Chère âme...

Comme le temps passe, chère âme, mais comme il passe lentement loin de toi et sans nouvelles. Ton avant-dernière lettre m'étant parvenue au milieu de juin, j'ai reçu la dernière le 7 août, donc 2 mois sans aucun mot de toi. Mais je ne dois pas rendre la distance responsable de ce retard mais bien toi.

Oui, Claude, tu prends un temps infini avant de répondre à mes lettres et cela me désole vraiment. Si je ne t'écris qu'aujourd'hui, il ne faut pas croire que c'est par indifférence. Figure-toi que ta missive m'est parvenue juste au moment où j'allais partir pour le centre de l'île où j'ai passé un agréable séjour dont je te parlerai plus loin. Tu as dû recevoir déjà une carte que je t'ai adressée de "Hinche" mais que je n'ai postée qu'à "Mirebalais". Tu vois que je ne t'ai pas oublié dans mes déplacements, tandis que, pauvre moi, je n'ai même pas reçu un mot d'Ontario où j'étais complètement jetée dans le sac à oublis. Je l'ai bien noté et merci que nous sommes parfois folles, nous autres femmes, de croire aux mots, aux serments, de nous attacher à vous... En valez-vous au moins la peine ?... Néanmoins, ta lettre est venue dissiper les vilains nuages qui assombrissaient mon esprit. Mais cette accalmie n'a pas duré longtemps et me voilà replongée dans le plus profond découragement.

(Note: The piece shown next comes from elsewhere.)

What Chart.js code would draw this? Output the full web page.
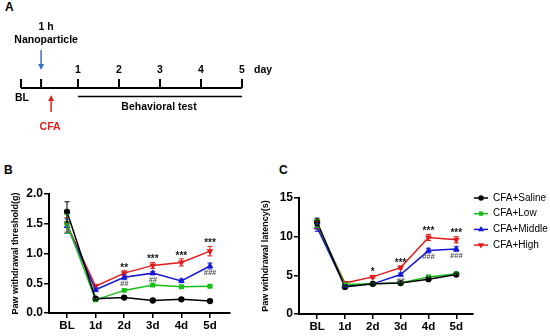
<!DOCTYPE html>
<html>
<head>
<meta charset="utf-8">
<script src="https://cdn.jsdelivr.net/npm/chart.js@4.4.1/dist/chart.umd.min.js"></script>
<style>
  body { margin: 0; width: 550px; height: 336px; background: #fff; position: relative; overflow: hidden;
         font-family: "Liberation Sans", Arial, sans-serif; }
  canvas { position: absolute; }
  .panel { position: absolute; font-weight: bold; font-size: 12px; color: #000; }
</style>
</head>
<body>
<div class="panel" style="left:5px;top:0px">A</div>
<div class="panel" style="left:4px;top:163px">B</div>
<div class="panel" style="left:279px;top:163px">C</div>
<canvas id="chartA" width="280" height="140" style="left:0;top:0"></canvas>
<canvas id="chartB" width="240" height="156" style="left:0;top:180px"></canvas>
<canvas id="chartC" width="300" height="156" style="left:250px;top:180px"></canvas>
<script>
// --- data ---
const days = ['BL', '1d', '2d', '3d', '4d', '5d'];
const groups = ['CFA+Saline', 'CFA+Low', 'CFA+Middle', 'CFA+High'];
const colors = ['#000000', '#17c017', '#1818d8', '#e31b1b'];

// B: paw withdrawal threshold (g)
const thrSaline = [1.70, 0.24, 0.26, 0.21, 0.23, 0.20];
const thrLow    = [1.50, 0.22, 0.38, 0.47, 0.44, 0.45];
const thrMiddle = [1.46, 0.39, 0.60, 0.67, 0.54, 0.79];
const thrHigh   = [1.48, 0.45, 0.67, 0.80, 0.85, 1.04];
const thrErrSaline = [0.17, 0.02, 0.02, 0.02, 0.02, 0.02];
const thrErrLow    = [0.16, 0.02, 0.02, 0.02, 0.02, 0.02];
const thrErrMiddle = [0.12, 0.03, 0.04, 0.03, 0.03, 0.05];
const thrErrHigh   = [0.12, 0.03, 0.04, 0.05, 0.06, 0.08];
const thrStars = ['', '', '**', '***', '***', '***'];
const thrHash  = ['', '', '##', '##', '', '###'];

// C: paw withdrawal latency (s)
const latSaline = [11.9, 3.5, 3.9, 4.0, 4.5, 5.1];
const latLow    = [11.7, 3.8, 3.9, 4.0, 4.8, 5.2];
const latMiddle = [11.2, 3.6, 3.9, 5.1, 8.2, 8.4];
const latHigh   = [11.5, 4.0, 4.8, 6.0, 9.9, 9.6];
const latErrSaline = [0.5, 0.2, 0.1, 0.1, 0.1, 0.1];
const latErrLow    = [0.5, 0.2, 0.1, 0.1, 0.2, 0.1];
const latErrMiddle = [0.5, 0.2, 0.1, 0.2, 0.3, 0.3];
const latErrHigh   = [0.5, 0.2, 0.2, 0.2, 0.4, 0.4];
const latStars = ['', '', '*', '***', '***', '***'];
const latHash  = ['', '', '', '##', '###', '###'];

// A: timeline
const timelineDays   = [-0.39, 0.1, 1, 2, 3, 4, 5];
const timelineLabels = ['', '', '1', '2', '3', '4', '5'];

const FONT = '"Liberation Sans", Arial, sans-serif';
const shapes = ['circle', 'rect', 'triangle', 'triangle'];

// error bars + significance marks
const errorBars = {
  id: 'errorBars',
  afterDatasetsDraw(chart, args, opts) {
    const ctx = chart.ctx, x = chart.scales.x, y = chart.scales.y;
    ctx.save();
    ctx.lineWidth = 1;
    for (let d = opts.errs.length - 1; d >= 0; d--) {
      const vals = chart.data.datasets[d].data;
      ctx.strokeStyle = colors[d];
      opts.errs[d].forEach((e, i) => {
        const px = x.getPixelForValue(i);
        const top = y.getPixelForValue(vals[i].y + e), bot = y.getPixelForValue(vals[i].y - e);
        ctx.beginPath();
        ctx.moveTo(px, top); ctx.lineTo(px, bot);
        ctx.moveTo(px - 2.5, top); ctx.lineTo(px + 2.5, top);
        ctx.moveTo(px - 2.5, bot); ctx.lineTo(px + 2.5, bot);
        ctx.stroke();
      });
    }
    // stars above High, hashes below Middle
    ctx.textAlign = 'center';
    ctx.textBaseline = 'middle';
    const high = chart.data.datasets[3].data, mid = chart.data.datasets[2].data;
    opts.stars.forEach((s, i) => {
      if (!s) return;
      ctx.fillStyle = '#1a1a1a';
      ctx.font = 'bold 10px ' + FONT;
      ctx.fillText(s, x.getPixelForValue(i), y.getPixelForValue(high[i].y + opts.errs[3][i]) - 3);
    });
    opts.hash.forEach((s, i) => {
      if (!s) return;
      ctx.fillStyle = '#505050';
      ctx.font = 'italic bold 7.5px ' + FONT;
      ctx.fillText(s, x.getPixelForValue(i), y.getPixelForValue(mid[i].y) + 6.5);
    });
    ctx.restore();
  }
};

const legendPlugin = {
  id: 'sideLegend',
  afterDraw(chart, args, opts) {
    if (!opts.show) return;
    const ctx = chart.ctx;
    ctx.save();
    groups.forEach((g, i) => {
      const yy = 18 + i * 15.7;
      ctx.strokeStyle = colors[i];
      ctx.fillStyle = colors[i];
      ctx.lineWidth = 1.5;
      ctx.beginPath(); ctx.moveTo(224, yy); ctx.lineTo(238, yy); ctx.stroke();
      Chart.helpers.drawPoint(ctx, { pointStyle: shapes[i], radius: 2, rotation: i === 3 ? 180 : 0, borderWidth: 1 }, 231, yy);
      ctx.fillStyle = '#000';
      ctx.font = '10px ' + FONT;
      ctx.textBaseline = 'middle';
      ctx.fillText(g, 243, yy);
    });
    ctx.restore();
  }
};

function makeChart(id, series, errs, stars, hash, yMax, yStep, yDecimals, yTitle, pad, xMin, xMax, showLegend, xH) {
  return new Chart(document.getElementById(id), {
    type: 'line',
    data: {
      datasets: series.map((s, d) => ({
        label: groups[d],
        data: s.map((v, i) => ({ x: i, y: v })),
        borderColor: colors[d],
        backgroundColor: colors[d],
        borderWidth: 1.5,
        pointStyle: shapes[d],
        pointRotation: d === 3 ? 180 : 0,
        pointRadius: 2.4,
        tension: 0
      }))
    },
    options: {
      responsive: false,
      animation: false,
      layout: { padding: pad },
      plugins: {
        legend: { display: false },
        tooltip: { enabled: false },
        errorBars: { errs: errs, stars: stars, hash: hash },
        sideLegend: { show: showLegend }
      },
      scales: {
        x: {
          type: 'linear', min: xMin, max: xMax,
          afterBuildTicks: s => { s.ticks = days.map((d, i) => ({ value: i })); },
          afterFit: s => { s.height = xH; },
          ticks: { callback: v => days[v], color: '#000', font: { family: FONT, size: 11.5, weight: 'bold' }, padding: 1, maxRotation: 0 },
          grid: { drawOnChartArea: false, color: '#000', tickLength: 5, lineWidth: 1.5 },
          border: { color: '#000', width: 2 }
        },
        y: {
          min: 0, max: yMax,
          afterBuildTicks: s => { const t = []; for (let v = 0; v <= yMax + 1e-9; v += yStep) t.push({ value: v }); s.ticks = t; },
          afterFit: s => { s.width = 49; },
          ticks: { callback: v => v.toFixed(yDecimals), color: '#000', font: { family: FONT, size: 12, weight: 'bold' }, padding: 1 },
          grid: { drawOnChartArea: false, color: '#000', tickLength: 5, lineWidth: 1.5 },
          border: { color: '#000', width: 2 },
          title: { display: true, text: yTitle, color: '#000', font: { family: FONT, size: 9, weight: 'bold' }, padding: { top: 10, bottom: 0 } }
        }
      }
    },
    plugins: [errorBars, legendPlugin]
  });
}

makeChart('chartB', [thrSaline, thrLow, thrMiddle, thrHigh],
  [thrErrSaline, thrErrLow, thrErrMiddle, thrErrHigh], thrStars, thrHash,
  2.0, 0.5, 1, 'Paw withdrawal threshold(g)', { top: 14, right: 10, left: 0, bottom: 0 }, -0.63, 5.7, false, 23);

makeChart('chartC', [latSaline, latLow, latMiddle, latHigh],
  [latErrSaline, latErrLow, latErrMiddle, latErrHigh], latStars, latHash,
  15, 5, 0, 'Paw withdrawal latency(s)', { top: 18, right: 77, left: 0, bottom: 0 }, -0.65, 5.6, true, 22);

// --- panel A timeline ---
const timeline = {
  id: 'timeline',
  afterDraw(chart) {
    const ctx = chart.ctx, x = chart.scales.x;
    const px = v => x.getPixelForValue(v);
    ctx.save();
    ctx.strokeStyle = '#000';
    ctx.fillStyle = '#000';
    ctx.lineWidth = 2;
    ctx.beginPath();
    ctx.moveTo(px(timelineDays[0]), 88); ctx.lineTo(px(5), 88);
    timelineDays.forEach(d => { ctx.moveTo(px(d), 88); ctx.lineTo(px(d), 79); });
    ctx.stroke();
    ctx.lineWidth = 1.5;
    ctx.beginPath(); ctx.moveTo(px(1), 96.5); ctx.lineTo(px(5), 96.5); ctx.stroke();

    ctx.textAlign = 'center';
    ctx.textBaseline = 'middle';
    ctx.font = 'bold 10.5px ' + FONT;
    timelineDays.forEach((d, i) => { if (timelineLabels[i]) ctx.fillText(timelineLabels[i], px(d), 70); });
    ctx.textAlign = 'left';
    ctx.fillText('day', px(5) + 12, 70);
    ctx.textAlign = 'center';
    ctx.fillText('BL', px(timelineDays[0]) + 1, 98.5);
    ctx.fillText('Behavioral test', px(3) - 1, 107);
    ctx.fillText('1 h', px(timelineDays[1]) + 5, 27);
    ctx.fillText('Nanoparticle', px(timelineDays[1]) + 5, 40);

    // arrows
    const arrow = (xx, y0, y1, col) => {
      ctx.strokeStyle = col; ctx.fillStyle = col; ctx.lineWidth = 1.5;
      const dir = Math.sign(y1 - y0);
      ctx.beginPath(); ctx.moveTo(xx, y0); ctx.lineTo(xx, y1 - dir * 5); ctx.stroke();
      ctx.beginPath(); ctx.moveTo(xx, y1); ctx.lineTo(xx - 3, y1 - dir * 6); ctx.lineTo(xx + 3, y1 - dir * 6); ctx.closePath(); ctx.fill();
    };
    arrow(px(timelineDays[1]), 50, 70, '#3b6fc0');
    const cfaX = px(timelineDays[1]) + 10;
    arrow(cfaX, 112, 95, '#e3201b');
    ctx.fillStyle = '#e3201b';
    ctx.fillText('CFA', cfaX - 1, 127);
    ctx.restore();
  }
};

new Chart(document.getElementById('chartA'), {
  type: 'scatter',
  data: { datasets: [{ data: timelineDays.map(d => ({ x: d, y: 0 })), pointRadius: 0 }] },
  options: {
    responsive: false,
    animation: false,
    layout: { padding: 0 },
    plugins: { legend: { display: false }, tooltip: { enabled: false } },
    scales: {
      x: { display: false, min: 1 - 78 / 41, max: 1 - 78 / 41 + 280 / 41 },
      y: { display: false, min: 0, max: 1 }
    }
  },
  plugins: [timeline]
});
</script>
</body>
</html>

Cette situation est vraiment triste, Claudy chéri... Pourquoi t'ai-je écrit ? Pourquoi m'as-tu répondu ? Pourquoi la sympathie a-t-elle jailli entre nous ? Pourquoi nos deux coeurs ont-ils volé l'un vers l'autre si nous ne pouvions nous voir, nous parler, même pas nous toucher la main ? La vie est-elle donc faite seulement de rêves et d'illusions ? La réalité ne peut-elle donc être que malheureuse ? Quel triste sort que le nôtre, Claudy !! Je dis "le nôtre" en pensant que toi aussi tu dois avoir des moments de cafard si vraiment mon souvenir fait vibrer en toi quelques fibres comme le tien a le don de me remuer jusqu'au plus profond de mon coeur. Oui, Claude aimé quand je pense à toi, aux heures délicieuses que nous aurions pu connaître ensemble, c'est un anéantissement complet de mon être en une douce volupté qui me fait te chérir davantage. Ah ! Ah ! Me voici partie sur un thème que je dois changer car sans cela que vas-tu penser de moi ?

Allons, ma triste Carmita, secouons-nous, faisons risette... Claudy attends une lettre gaie et à défaut de cela, envoyons-lui au moins des idées moins moroses.